**WHAT IS EXPECTED:** Starting at the first line of the data, print each line verbatim up to and including the line bearing "(pWE) at (179,220);", omitting pictures.
Start GIVEN DATA
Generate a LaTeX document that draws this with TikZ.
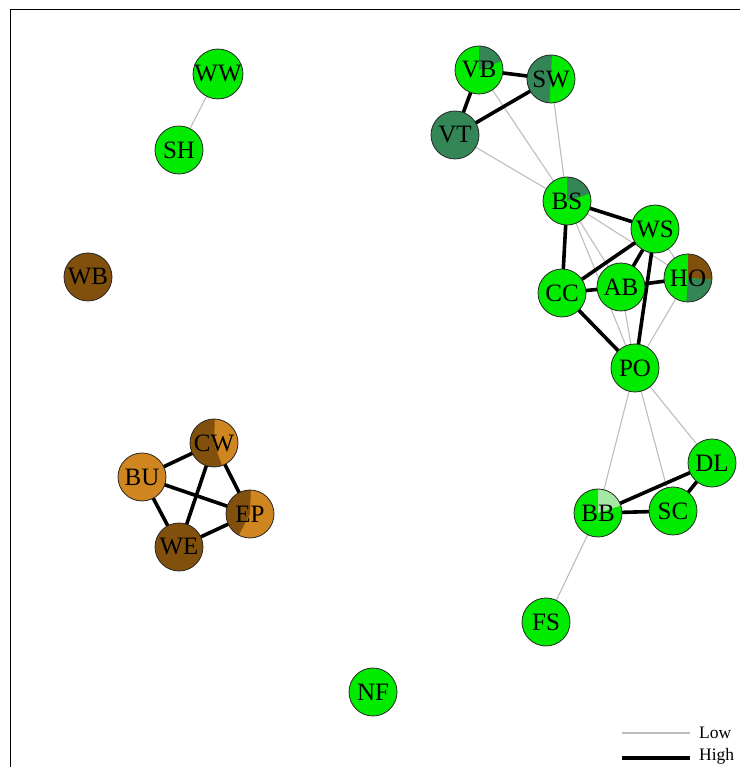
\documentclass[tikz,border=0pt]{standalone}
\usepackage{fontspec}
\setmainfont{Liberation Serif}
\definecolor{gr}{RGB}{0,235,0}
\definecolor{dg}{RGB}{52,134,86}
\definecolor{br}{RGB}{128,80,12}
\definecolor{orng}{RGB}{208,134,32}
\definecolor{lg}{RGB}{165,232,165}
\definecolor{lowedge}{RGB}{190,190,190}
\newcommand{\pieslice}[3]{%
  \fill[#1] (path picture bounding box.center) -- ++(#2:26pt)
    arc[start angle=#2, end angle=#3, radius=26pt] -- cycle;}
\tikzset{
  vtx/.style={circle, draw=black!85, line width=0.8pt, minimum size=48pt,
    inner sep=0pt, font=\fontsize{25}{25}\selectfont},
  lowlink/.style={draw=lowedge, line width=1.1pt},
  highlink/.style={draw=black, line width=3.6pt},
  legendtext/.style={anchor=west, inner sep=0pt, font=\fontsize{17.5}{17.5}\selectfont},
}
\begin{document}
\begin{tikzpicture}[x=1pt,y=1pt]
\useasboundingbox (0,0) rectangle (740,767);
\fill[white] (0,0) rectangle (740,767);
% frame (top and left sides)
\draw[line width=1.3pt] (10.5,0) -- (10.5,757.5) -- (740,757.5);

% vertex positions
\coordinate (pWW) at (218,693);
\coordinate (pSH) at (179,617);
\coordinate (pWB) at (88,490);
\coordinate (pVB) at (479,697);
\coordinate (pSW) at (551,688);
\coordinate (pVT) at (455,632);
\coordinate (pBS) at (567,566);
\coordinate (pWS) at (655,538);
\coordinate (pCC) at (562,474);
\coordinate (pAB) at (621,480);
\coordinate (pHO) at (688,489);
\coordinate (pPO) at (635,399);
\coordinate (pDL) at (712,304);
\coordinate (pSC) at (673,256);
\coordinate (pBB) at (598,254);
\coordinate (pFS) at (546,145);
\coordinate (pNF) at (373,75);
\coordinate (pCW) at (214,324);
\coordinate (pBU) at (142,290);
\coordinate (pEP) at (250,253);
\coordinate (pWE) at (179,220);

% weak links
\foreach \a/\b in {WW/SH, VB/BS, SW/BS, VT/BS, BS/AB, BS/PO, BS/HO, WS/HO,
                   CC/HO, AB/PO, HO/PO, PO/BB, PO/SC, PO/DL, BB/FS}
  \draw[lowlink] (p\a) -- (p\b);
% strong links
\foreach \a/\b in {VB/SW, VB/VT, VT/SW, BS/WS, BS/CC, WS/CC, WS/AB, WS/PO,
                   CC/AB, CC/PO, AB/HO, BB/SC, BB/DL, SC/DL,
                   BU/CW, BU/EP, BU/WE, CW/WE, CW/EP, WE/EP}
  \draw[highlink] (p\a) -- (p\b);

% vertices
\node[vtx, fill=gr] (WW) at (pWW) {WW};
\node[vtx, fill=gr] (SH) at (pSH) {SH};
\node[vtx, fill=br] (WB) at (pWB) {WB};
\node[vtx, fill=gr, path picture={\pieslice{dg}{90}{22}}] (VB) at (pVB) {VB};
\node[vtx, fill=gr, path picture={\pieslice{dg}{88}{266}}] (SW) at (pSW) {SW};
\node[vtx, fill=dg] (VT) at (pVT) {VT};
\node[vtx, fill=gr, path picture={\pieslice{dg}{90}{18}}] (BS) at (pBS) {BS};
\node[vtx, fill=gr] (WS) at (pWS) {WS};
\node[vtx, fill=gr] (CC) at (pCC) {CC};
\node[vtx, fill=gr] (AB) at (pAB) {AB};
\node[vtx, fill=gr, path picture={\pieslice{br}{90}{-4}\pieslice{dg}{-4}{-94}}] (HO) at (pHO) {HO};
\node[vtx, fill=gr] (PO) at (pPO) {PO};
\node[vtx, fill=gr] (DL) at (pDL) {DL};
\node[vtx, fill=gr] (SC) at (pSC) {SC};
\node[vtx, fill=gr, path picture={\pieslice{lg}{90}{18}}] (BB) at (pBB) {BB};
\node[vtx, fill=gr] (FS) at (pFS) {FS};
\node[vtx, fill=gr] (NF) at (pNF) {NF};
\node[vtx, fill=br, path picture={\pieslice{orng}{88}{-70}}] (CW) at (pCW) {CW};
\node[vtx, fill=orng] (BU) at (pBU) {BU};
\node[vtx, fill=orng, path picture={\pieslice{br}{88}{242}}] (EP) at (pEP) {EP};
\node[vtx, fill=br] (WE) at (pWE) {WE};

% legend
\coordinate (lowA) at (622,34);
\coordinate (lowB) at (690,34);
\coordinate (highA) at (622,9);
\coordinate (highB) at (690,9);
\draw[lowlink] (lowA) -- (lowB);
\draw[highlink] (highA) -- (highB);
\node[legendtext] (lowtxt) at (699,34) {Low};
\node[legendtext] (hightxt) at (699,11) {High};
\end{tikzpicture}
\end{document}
End GIVEN DATA
**OUTPUT OF THE EXERCISE:**
Generate a LaTeX document that draws this with TikZ.
\documentclass[tikz,border=0pt]{standalone}
\usepackage{fontspec}
\setmainfont{Liberation Serif}
\definecolor{gr}{RGB}{0,235,0}
\definecolor{dg}{RGB}{52,134,86}
\definecolor{br}{RGB}{128,80,12}
\definecolor{orng}{RGB}{208,134,32}
\definecolor{lg}{RGB}{165,232,165}
\definecolor{lowedge}{RGB}{190,190,190}
\newcommand{\pieslice}[3]{%
  \fill[#1] (path picture bounding box.center) -- ++(#2:26pt)
    arc[start angle=#2, end angle=#3, radius=26pt] -- cycle;}
\tikzset{
  vtx/.style={circle, draw=black!85, line width=0.8pt, minimum size=48pt,
    inner sep=0pt, font=\fontsize{25}{25}\selectfont},
  lowlink/.style={draw=lowedge, line width=1.1pt},
  highlink/.style={draw=black, line width=3.6pt},
  legendtext/.style={anchor=west, inner sep=0pt, font=\fontsize{17.5}{17.5}\selectfont},
}
\begin{document}
\begin{tikzpicture}[x=1pt,y=1pt]
\useasboundingbox (0,0) rectangle (740,767);
\fill[white] (0,0) rectangle (740,767);
% frame (top and left sides)
\draw[line width=1.3pt] (10.5,0) -- (10.5,757.5) -- (740,757.5);

% vertex positions
\coordinate (pWW) at (218,693);
\coordinate (pSH) at (179,617);
\coordinate (pWB) at (88,490);
\coordinate (pVB) at (479,697);
\coordinate (pSW) at (551,688);
\coordinate (pVT) at (455,632);
\coordinate (pBS) at (567,566);
\coordinate (pWS) at (655,538);
\coordinate (pCC) at (562,474);
\coordinate (pAB) at (621,480);
\coordinate (pHO) at (688,489);
\coordinate (pPO) at (635,399);
\coordinate (pDL) at (712,304);
\coordinate (pSC) at (673,256);
\coordinate (pBB) at (598,254);
\coordinate (pFS) at (546,145);
\coordinate (pNF) at (373,75);
\coordinate (pCW) at (214,324);
\coordinate (pBU) at (142,290);
\coordinate (pEP) at (250,253);
\coordinate (pWE) at (179,220);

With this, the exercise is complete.